**Maintainer:**admin

A guide to solving the various types of problems encountered in this course.

*1*Problems¶

*1.1*Computing the matrix of an operator¶

For the standard basis, just take the coefficients for each dimension and put them into rows. LTR first.

For a different ordered basis, first determine the effect of $T$ on each basis vector $i$, the result into column $i$ (NOT ROWS!).

*1.2*Finding the eigenvalues of a matrix¶

If the matrix is UT, it's the values along the diagonal.

*1.3*Diagonalising a matrix¶

This only works if the algebraic multiplicity = geometric multiplicity for each eigenvalue.

To diagonalise, first find the eigenvectors ($A-\lambda I$ then row-reduce, parametrise, etc). Make these the columns of $P$, then calculate the inverse by row-reducing to the identity etc. The diagonal matrix just has the evalues along the diagonal, in the same order as the associated eigenvectors.

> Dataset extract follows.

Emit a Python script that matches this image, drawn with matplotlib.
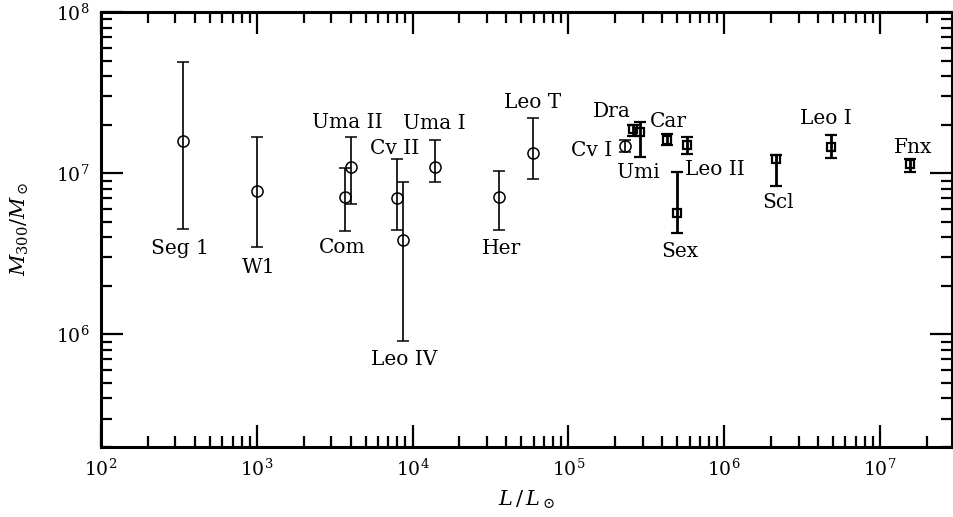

*1.4*Finding the characteristic and minimal polynomials¶

If the matrix is in UT form already, then the eigenvalues are the values along the diagonal. To find the minimal polynomial, you could just try all possibilities for the algebraic multiplicity (remember that all the eigenvalues are roots).

*1.5*Finding the Jordan form¶

If there's, say, only one eigenvalue, then just make that the only block and put 1's in the diagonal above it.

Otherwise, find the determinant of $\lambda I - A$, find the roots, get the eigenvalues. It seems that if the geometric multiplicity for an evalue is 1, and the algebraic multiplicity is 2, then there is a 1 above the diagonal? Otherwise, no 1? So the number of blocks per eigenvalue is given by its geometric multiplicity? Sounds about right.

To find the matrix $P$ such that $PAP^{-1} = J$, use the eigenvectors as column vectors in the same order as the eigenvalues. If the geometric multiplicity is not equal to the algebraic multiplicity, look at the nullspace of $(A-\lambda I)^a$ instead where $a$ is the algebraic multiplicity (I think).